Le marché européen des engrais azotés est désormais soumis à l’évolution du contexte géopolitique mondial. On le voit bien avec la Russie qui a récemment mis à profit sa position dominante sur la production d’engrais et de gaz pour en faire des armes politiques (Parlement européen, 2023). Le contexte est posé : après la forte reprise économique post-Covid, et le prix des engrais commençant à flamber dès début 2021 à cause de stocks trop bas (Chambre d’agriculture Normandie, 2022), l’invasion de l’Ukraine par la Russie en 2022 a profondément bouleversé un marché des engrais déjà chahuté. En effet, l'Europe produit certes une partie de ses engrais, mais cela est loin d'être suffisant pour répondre à ses besoins et, surtout, la production est quasiment entièrement dépendante de gaz importé. Son sort est donc tout particulièrement lié à la Russie, dans la mesure où 40% de son approvisionnement en gaz proviennent de ce pays (Jacob Hansen, directeur général de Fertilizers Europe, l’Association européenne des fabricants d’engrais, à EURACTIV, 2022).
Quand Vladimir Poutine, pour faire pression, a décidé de “couper le robinet du gaz” via le gazoduc Nord Stream en septembre 2022 - suite à la proposition de la Commission européenne d’instaurer un plafonnement des prix -, l’Europe a ainsi assisté à une flambée spectaculaire du prix du gaz, au point que 70% des fabricants européens d’engrais ont cessé leur production. Toutefois, si les importations en engrais depuis la Russie se sont quasiment taries suite à cet épisode, elles ont repris depuis la fin de l’année 2022 (Nicolas Ferenczi, responsable des affaires internationales de l’Association Générale des Producteurs de Blé, 2023). Concernant la production européenne, celle-ci a redémarré mais certaines usines ne tournent pas encore à plein régime et 30% sont toujours à l’arrêt.

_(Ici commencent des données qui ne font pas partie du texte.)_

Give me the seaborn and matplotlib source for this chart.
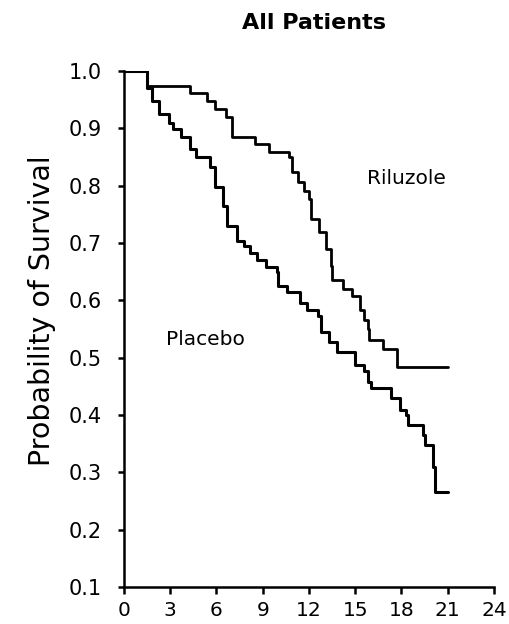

Toujours est-il que cette guerre a créé une instabilité politique et économique ainsi que de fortes répercussions sur le secteur des engrais. Elle a mis en lumière la dépendance accrue des pays européens aux importations d’engrais et de gaz russes. Cette situation de dépendance concerne aussi de nombreuses régions du monde comme l'Afrique ou encore l'Amérique du sud qui subissent de plein fouet la volatlité des prix. Si les prix se rapprochent depuis peu de leurs niveaux d’avant-guerre, le conflit va continuer à peser sur les marchés à court et long terme. La question qui se pose maintenant est de savoir quelles sont les solutions alternatives durables pour la production d'engrais azotés.